The Cultural Politics of Heritage
Module code: HS2801
Module Outline
What is heritage? Who defines our heritage? What rights do we have over it? What is the relationship between heritage and public memory? Does the heritage industry produce a commodified version of history and reproduce a neo-liberal capitalist world view? Or can heritage represent a more ‘democratic’ form of history? If so, how can ordinary people save the heritage that is important to them? This course will help students to investigate some of these complex controversies, drawing on contemporary social and cultural theory. The module will provide students with a critical understanding of different concepts of heritage and the politics of heritage performance and presentation. It will ask analytical questions about how heritage is constructed, how heritage practitioners conceptualise their purpose and how heritage-related activities can shape the way we view ourselves and our social relationships.
Topics covered
The module will begin by considering how heritage is understood through its audiences, contexts and activities, before considering the major critical objections to heritage practice.
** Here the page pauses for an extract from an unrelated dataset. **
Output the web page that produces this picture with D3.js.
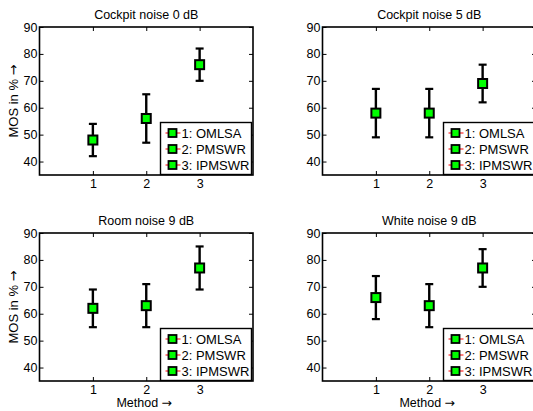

The programme will move on to examining the different techniques of heritage performance and then examine case studies where heritage has shaped our understanding of our world. We will consider heritage in the broadest sense and examine how exhibitions, memorials, landscapes, films and creative writing are curated, produced and performed to create a ‘experience’ of the past. Over the course of the module you will be introduced to a number of different theoretical models, including the work of historians, sociologists and critical theorists influenced by the approaches of Marx, Weber, Jauss, Foucault and Habermas. The module will focus on the heritage of the late modern period (1789-present) but examples from other eras where it may aid our wider understanding of the theoretical and conceptual subject matter.